A Pausanias Commentary in Progress

# Ongoing comments on A Pausanias reader in progress ## Gregory Nagy ### Editors: Angelia Hanhardt and Keith DeStone ### Web producer: Noel Spencer ### Consultant for images: Jill Curry Robbins


7.19.1 The hero-shrine of Eurypylos, the location of which is linked by Pausanias here with the altar of Artemis Laphria, is thus thereby linked also with the rituals centering on the goddess in her role as indicated by the epithet Laphria. But now, from here on, this cult hero Eurypylos will be a bridge between Artemis in her role as Laphria and Artemis in her role as Triklaria. That is because this hero, as we will see in the narrative that follows at a later point, at 7.19.6, introduces for the people of Patras the worship of Dionysus, and this practice of worshipping that god, as we will also see later, will frame the myths and the rituals centering on Artemis in her role as indicated by the epithet Triklaria. What Artemis Laphria and Artemis Triklaria seem to have in common is the priestess of the goddess. Previously, at 7.18.12, we have seen the priestess in her role as a center of attention in ritual, that is, in the procession that leads to the sacrifice for Artemis Laphria. But now, from here on, we will see the priestess in her role as a center of attention in myth, that is, in the love story of a girl named Komaitho.

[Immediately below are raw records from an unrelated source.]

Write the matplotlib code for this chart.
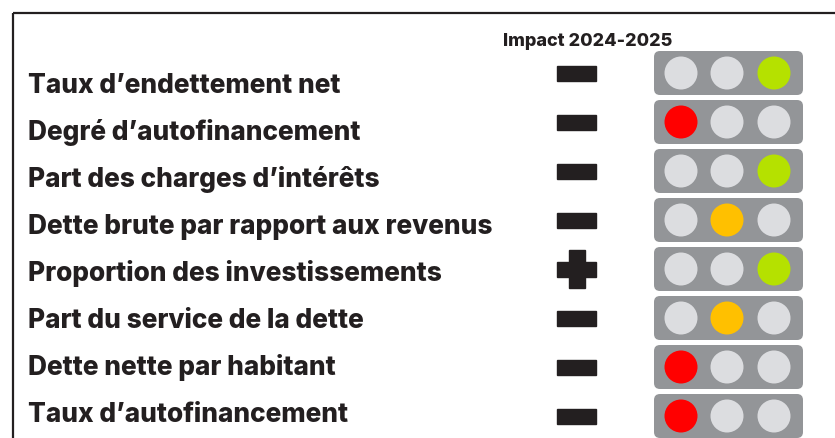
import matplotlib.pyplot as plt
from matplotlib.patches import FancyBboxPatch, Circle, Rectangle

plt.rcParams['font.family'] = ['Inter', 'DejaVu Sans']

# --- data ---
indicators = [
    "Taux d’endettement net",
    "Degré d’autofinancement",
    "Part des charges d’intérêts",
    "Dette brute par rapport aux revenus",
    "Proportion des investissements",
    "Part du service de la dette",
    "Dette nette par habitant",
    "Taux d’autofinancement",
]
impact = ["-", "-", "-", "-", "+", "-", "-", "-"]
# which light is on: 0 = red (left), 1 = yellow (middle), 2 = green (right)
status = [2, 0, 2, 1, 2, 1, 0, 0]
header = "Impact 2024-2025"

dark = "#231f20"
box_grey = "#939598"
off_grey = "#dcdde0"
on_colors = {0: "#ff0000", 1: "#ffc000", 2: "#b5e100"}

W, H = 835, 438
fig = plt.figure(figsize=(W / 100, H / 100), dpi=100)
ax = fig.add_axes([0, 0, 1, 1])
ax.set_xlim(0, W)
ax.set_ylim(H, 0)
ax.set_aspect("equal")
ax.axis("off")

# frame (top and left)
ax.plot([12.5, W], [12.5, 12.5], color=dark, lw=1.6, solid_capstyle="butt")
ax.plot([12.5, 12.5], [12.5, H], color=dark, lw=1.6, solid_capstyle="butt")

ax.text(588, 46, header, ha="center", va="baseline", fontsize=13,
        fontweight="heavy", color=dark)

# labels are laid out a bit tighter than the lights
for i, name in enumerate(indicators):
    ax.text(28, 93 + i * 47, name, ha="left", va="baseline", fontsize=18.9,
            fontweight="heavy", color=dark)

y0, step = 73, 49
for i, (sign, st) in enumerate(zip(impact, status)):
    yc = y0 + i * step

    # impact sign
    ax.add_patch(Rectangle((557, yc - 7.5), 39, 15, color=dark))
    if sign == "+":
        ax.add_patch(Rectangle((568.5, yc - 19), 16, 38, color=dark))

    # traffic light
    ax.add_patch(FancyBboxPatch((654 + 6, yc - 22 + 6), 149 - 12, 44 - 12,
                                boxstyle="round,pad=6", color=box_grey, lw=0))
    for k, cx in enumerate([681, 727, 774]):
        c = on_colors[st] if k == st else off_grey
        ax.add_patch(Circle((cx, yc), 16.5, color=c, lw=0))

fig.savefig("out.png", dpi=100)
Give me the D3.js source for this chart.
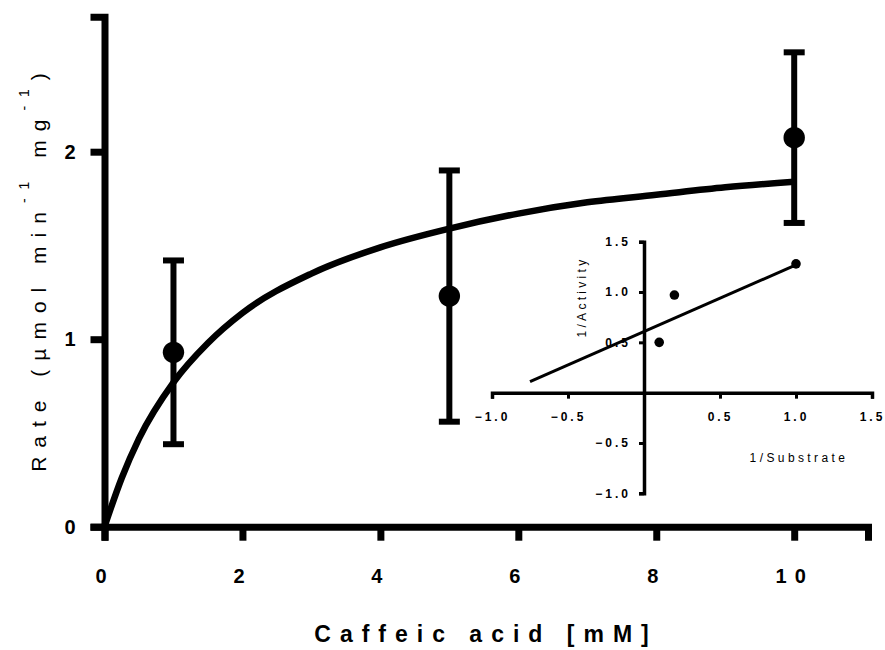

7.19.2 Here commences the love story about Komaitho the young priestess of Artemis and his young seducer Melanippos. The reaction of the disapproving parents of the young couple is evocative here of comparable situations found in love stories as retold in the work of Parthenius—and, more generally, in erotic novels.

7.19.3 On illicit sexual activity inside the sanctuary of Artemis, I cross-refer to my commentary in the post for 2018.07.13.

7.19.4 On the yearly human sacrifice to Artemis in myth, which I argue functions as an aetiology for the yearly animal sacrifice in ritual, I refer to my commentary in the post for 2018.07.13. As for the etymology, already noted, of Komaithō as ‘whose head-of-hair is flaming-red’, I draw attention to further discussion by Lightfoot 1999:179: she focuses there on another mythological figure who is likewise named Komaitho.

7.19.5 Here is where the role of Pausanias as an occasional novelist becomes most overt. He is now ostentatiously claiming that the original human sacrifice of Komaitho and Melanippos was not a total misfortune for them, unlike the yearly human sacrifices of couples who experienced the same form of death—because at least the original couple were passionately in love with each other, whereas the couples who were put to death year after year thereafter were not paired as lovers. To have the good fortune of experiencing passionate love is worth all the suffering, as Pausanias concludes before he leaves behind his temporary role as the all-understanding narrator.

7.19.6 Comment on 7.19.6-7.20.2 Picking up from where Pausanias left off at 7.19.1, which is where he had first signaled the story of the cult hero Eurypylos and how this hero had introduced in Patras the worship of Dionysus, our traveler now proceeds at 7.19.6 to tell that story, the content of which provides a Dionysiac outer frame for the previous telling of an inner story—how, once upon a time, the priestess Komaitho was seduced by her lover Melanippos. Similarly in the case of the so-called Cologne Epode as analyzed in the post for 2018.07.06, I have posited a Dionysiac outer frame for the telling of another inner story—how, once upon a time, the daughters of Lykambes were seduced, or so it was claimed, by Archilochus.